After reading D&DPPF’s post about weather effects & conditions , I started to think about the various effects that you could inflict on the players. Role Master has a number random of weather charts, and I’ve seen a few systems for dealing with desert survival. However, I find it’s best to avoid making up additional rules unless necessary. Wikipedia provides a starting point with articles on the various forms of extreme weather and disasters.
Weather as background
This appears to be the default for most campaigns I’ve played in or GM’d. It is an easy option to add flavour without too much extra effort. A quick roll on a table and feed the result into the daily description of the characters adventures.
However, looking at it historically, human cultures are dependent on the environment for nearly everything, with the local weather being a critical part of that. If you look at the production of food, textiles, or building materials like wood, they are all created by the regular rhythms of the seasons. So as such weather should feature as a character in your stories.
Weather as a complication
While terrain provides a useful backdrop for the characters to work with, around and through. Weather builds on this transforming a simple situation in to a complex one. Making it interesting to play it out, because the weather can force the characters into action.
Rain can provide a little different to a sunny day, changing the atmosphere from light to foreboding or miserable, until you think about the effect the rain has on fragile items, like scrolls, or electronics. What about the priceless painting? Cloth can absorb a lot of water making wet clothing an extra weighty challenge, and it’s worth noting that wool clothing can be the worst.
Then there is the effect of all that water on the ground, creating wet, slippery and muddy conditions for walking, running and fighting in. The sound of rain can conceal many foes, or its falling will obliterate tracks. Something as simple as crossing the river will be complicated by flash flooding brought on by the weather or an evil cleric.
High Winds are another complication to a situation that can change the game. Dust gets blown about, along with tumble weeds, rubbish and small children, reducing visibility. Perception-wise sound tends to be distorted or lost in a powerful breeze. In combat, the wind makes archery difficult and more random. Climbing becomes treacherous. Rope bridges, roof tops and cliffs become launch pads.
Storms, Cyclones, Hurricanes and Typhoons. Depending on the location, the name for these extreme weather events changes. However, the intent is the same combining the above two in to a cacophony of terror from falling tree limbs, ruined building and the like.
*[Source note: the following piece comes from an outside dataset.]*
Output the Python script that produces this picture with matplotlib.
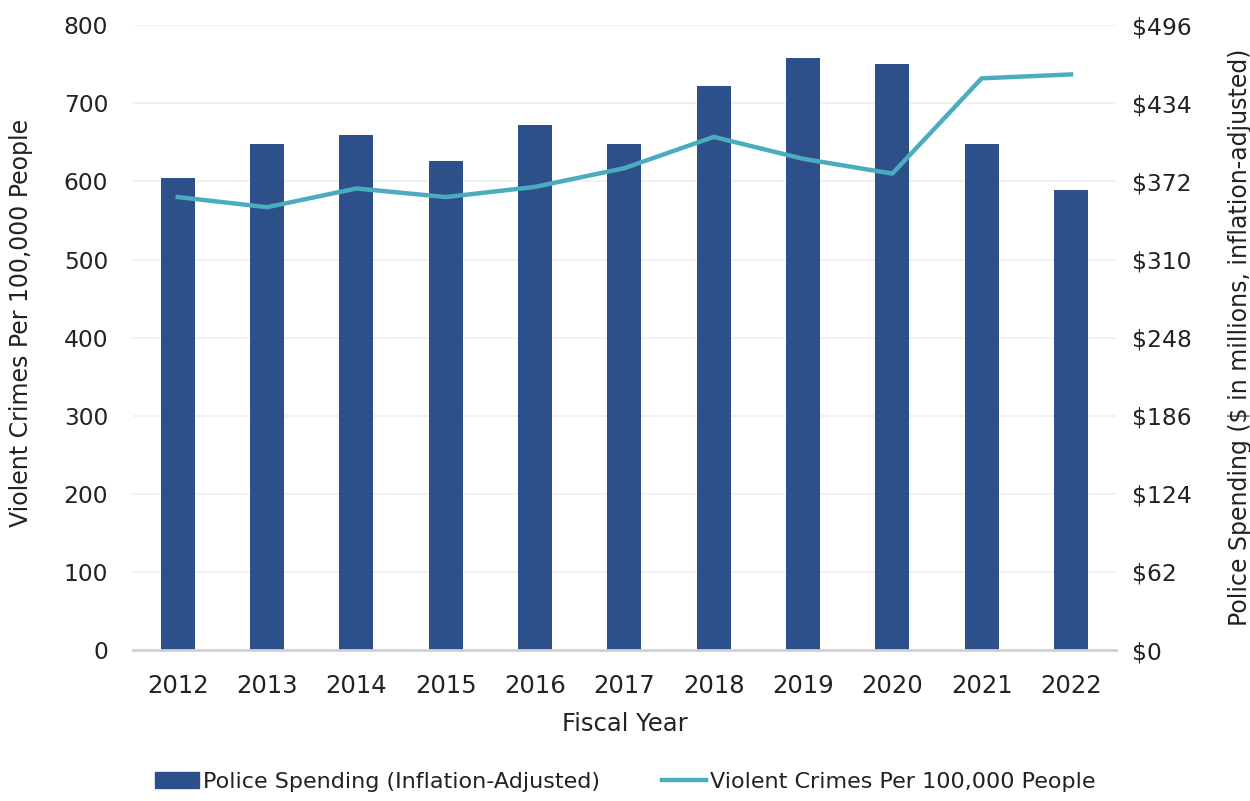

It’s a time where sensible folk are inside hiding from the raging.
Lightning Storm. Oh! come on, this is just too easy. It is the most obvious, clichéd and direct form of weather complication. The classic of a wizard on the mountainside throwing down lighting upon the small hamlet, or a ship at sea been thrown about by the raging sea. A storm of this scale should be a terrifying experience.
D&DPPF’s post about weather conditions, gives the great example of a character party seeking cover. After finding shelter they learn a lot about the local area from other travellers and later discover… Well you can read their post.
On the quieter side of things Fog, Mist, or low cloud has a multitude of effects beyond the obscuring of vision. A heavy fog slowly soaks into the skin and cloths, it can muffle all manner of sounds, and with bright-lights can blind. Anyone who’s driven at night through fog will warn you.
The cold in the form of Snow, Hail (Freezing rain) or Sleet/Ice can lead to musical outbursts (ie Frozen’s Let it go). The eyes can suffer Snow-blindness or Photokeratitis caused by too much UV. Hail can damage people and property. And all three of the above conditions will cause slippery terrain similar to rain above, but colder.
A Heatwave can be thought of as the reverse of rain, but there is more to it than that. A short heatwave of a few days can cause illness or death in the old and weak, wither plants, or dry out water sources. A long heatwave or drought is going to destroy crops, dry out vegetation and provide the conditions for dust storms and firestorms.